Campsite Organization
A well-organized campsite makes daily life significantly easier. Establish zones: sleeping area (tent), communal area (under your canopy), and storage area (cooler, gear bags, camp kitchen).
Keep a small bag near the tent entrance with nighttime essentials: flashlight or headlamp, phone, earplugs, eye mask, and water bottle. Arriving back at camp after dark and fumbling through bags is frustrating — having critical items within reach eliminates the problem.
Use a cheap tarp or yoga mat as a “porch” area outside your tent entrance. This creates a clean, dry transition zone for removing shoes before entering the tent, which keeps the interior dramatically cleaner.
Hang a battery-powered lantern from your canopy for ambient light at camp. Solar-powered string lights are popular and serve the dual purpose of illumination and campsite identification (it’s surprisingly easy to lose your campsite in a sea of identical tents after dark).
Weather Preparedness
Festival weather can be extreme, and your camping setup needs to handle the full range of conditions you might encounter.
Heat. Ventilation is everything. Keep tent doors and windows open whenever possible. A battery-powered fan inside the tent provides meaningful relief. Stay hydrated. Light-colored tents absorb less heat than dark ones. Plan to be out of your tent by mid-morning on hot days — the tent becomes an oven once the sun hits it.
Rain. A good rain fly and a ground tarp are your primary defenses. Ensure the rain fly extends past the tent floor on all sides so water drains away rather than pooling underneath. Elevate gear inside the tent on a camp chair or storage bin in case water intrudes.
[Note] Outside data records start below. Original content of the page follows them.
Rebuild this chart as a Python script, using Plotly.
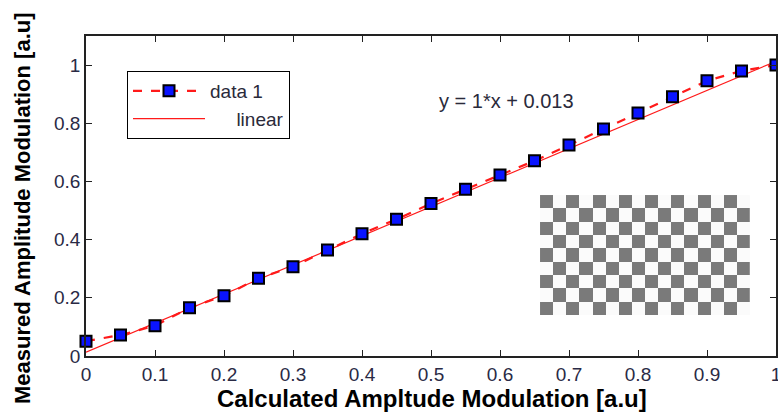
import plotly.graph_objects as go

calc = [0.0, 0.05, 0.1, 0.15, 0.2, 0.25, 0.3, 0.35, 0.4, 0.45, 0.5,
        0.55, 0.6, 0.65, 0.7, 0.75, 0.8, 0.85, 0.9, 0.95, 1.0]
measured = [0.051, 0.072, 0.104, 0.166, 0.207, 0.267, 0.307, 0.364, 0.42, 0.47, 0.524,
            0.573, 0.622, 0.671, 0.725, 0.78, 0.835, 0.891, 0.946, 0.98, 1.0]
fit_x = [0.0, 1.01]
fit_slope = 1.0
fit_intercept = 0.013
fit_y = [fit_slope * v + fit_intercept for v in fit_x]

x_ticks = [0, 0.1, 0.2, 0.3, 0.4, 0.5, 0.6, 0.7, 0.8, 0.9, 1]
x_tick_labels = ["0", "0.1", "0.2", "0.3", "0.4", "0.5", "0.6", "0.7", "0.8", "0.9", "1"]
y_ticks = [0, 0.2, 0.4, 0.6, 0.8, 1]
y_tick_labels = ["0", "0.2", "0.4", "0.6", "0.8", "1"]

checker_rows = 9
checker_cols = 16
checker = [[(r + c + 1) % 2 for c in range(checker_cols)] for r in range(checker_rows)]

FONT = "Liberation Sans, Arial"
tick_font = dict(family=FONT, size=19, color="#2a2a45")

L, R, T, B = 86, 2, 36, 58
W, H = 778, 414
pw, ph = W - L - R, H - T - B

def px_x(v):
    return (v - L) / pw

def px_y(v):
    return (H - B - v) / ph

fig = go.Figure()

fig.add_trace(go.Scatter(
    x=fit_x, y=fit_y, mode="lines", name="\u00a0\u00a0\u00a0\u00a0\u00a0linear",
    line=dict(color="#ff1a1a", width=1.2), cliponaxis=True,
))
fig.add_trace(go.Scatter(
    x=calc, y=measured, mode="lines+markers", name="data 1",
    line=dict(color="#ff1a1a", width=2.2, dash="dash"),
    marker=dict(symbol="square", size=11, color="#0a14ff",
                line=dict(color="black", width=2)),
    cliponaxis=False,
))

fig.add_trace(go.Heatmap(
    z=checker, xaxis="x2", yaxis="y2", showscale=False,
    colorscale=[[0, "#fbfbfb"], [1, "#7a7a7a"]], zmin=0, zmax=1,
    hoverinfo="skip",
))

fig.add_annotation(
    x=0.508, y=0.875, xref="x", yref="y", text="y = 1*x + 0.013",
    showarrow=False, xanchor="left", yanchor="middle",
    font=dict(family=FONT, size=20, color="#2a2a3a"),
)
fig.add_annotation(
    x=px_x(432), y=px_y(398), xref="paper", yref="paper",
    text="<b>Calculated Ampltude Modulation [a.u]</b>",
    showarrow=False, xanchor="center", yanchor="middle",
    font=dict(family=FONT, size=24, color="black"),
)
fig.add_annotation(
    x=px_x(22), y=px_y(208), xref="paper", yref="paper",
    text="<b>Measured Amplitude Modulation [a.u]</b>",
    showarrow=False, textangle=-90, xanchor="center", yanchor="middle",
    font=dict(family=FONT, size=22, color="black"),
)

fig.update_layout(
    width=W, height=H,
    margin=dict(l=L, r=R, t=T, b=B, autoexpand=False),
    paper_bgcolor="white", plot_bgcolor="white",
    showlegend=True,
    legend=dict(
        x=px_x(127), y=px_y(71), xanchor="left", yanchor="top",
        bgcolor="white", bordercolor="black", borderwidth=1,
        font=dict(family=FONT, size=19, color="#2a2a3a"),
        traceorder="reversed", itemwidth=72, tracegroupgap=0,
    ),
    xaxis=dict(
        range=[0, 1], tickvals=x_ticks, ticktext=x_tick_labels,
        ticks="inside", ticklen=6, tickcolor="#222", mirror="allticks",
        showline=True, linecolor="#222", linewidth=1.5,
        showgrid=False, zeroline=False, tickfont=tick_font, automargin=False,
        ticklabeloverflow="allow",
    ),
    yaxis=dict(
        range=[0, 1.1], tickvals=y_ticks, ticktext=y_tick_labels,
        ticks="inside", ticklen=6, tickcolor="#222", mirror="allticks",
        showline=True, linecolor="#222", linewidth=1.5,
        showgrid=False, zeroline=False, tickfont=tick_font, automargin=False,
        ticklabeloverflow="allow",
    ),
    xaxis2=dict(domain=[0.658, 0.962], anchor="y2", visible=False,
                range=[-0.5, checker_cols - 0.5]),
    yaxis2=dict(domain=[0.128, 0.503], anchor="x2", visible=False,
                range=[-0.5, checker_rows - 0.5]),
)

fig.write_html("out.html", config={"displayModeBar": False},
               post_script="document.body.style.margin='0';")
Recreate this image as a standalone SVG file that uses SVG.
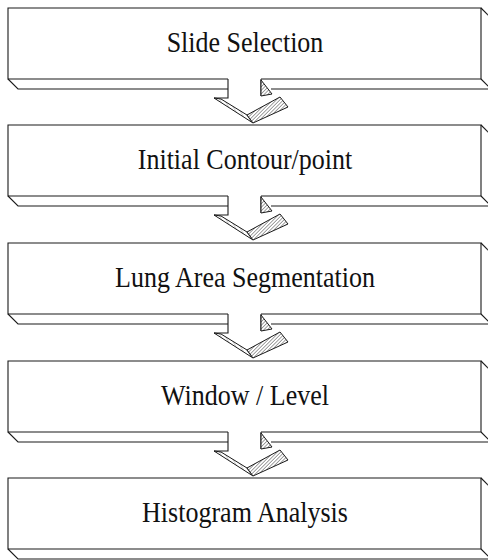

A poncho stored at your campsite (separate from the one you carry to the festival grounds) provides backup rain protection.
Cold. Nighttime temperatures at desert festivals (Bonnaroo, Coachella) and mountain festivals can drop 30-40 degrees below daytime highs. Layer your sleeping system — a bag liner inside a sleeping bag, plus extra blankets — and keep warm clothes accessible rather than buried in luggage.
Wind. Stake everything down. Guy out your canopy to heavy objects (coolers, water jugs) if the ground is too hard for stakes. Collapsible camp chairs blow away easily — weight them down or fold them when not in use.
Campsite Etiquette
Festival campgrounds function as temporary communities, and basic courtesy goes a long way.
Respect noise levels after 3-4 AM. Not everyone around you wants to stay up all night, and your immediate neighbors are trying to sleep feet away from you. Keep music at your campsite at reasonable volume, and be responsive if neighbors ask you to turn it down.
Don’t encroach on neighboring campsites. Space is limited, and everyone deserves the area they’ve claimed. Keep your gear within your footprint.
Pack out your trash. Many festival campgrounds look like disaster zones by the final morning. Bring trash bags and use them. Leave the site cleaner than you found it — or at least no worse.
Introduce yourself to your neighbors. Festival campsite neighbors often become friends over the course of a weekend. Sharing food, supplies, and conversation is part of the experience, and having allies nearby makes the entire weekend more enjoyable and more secure.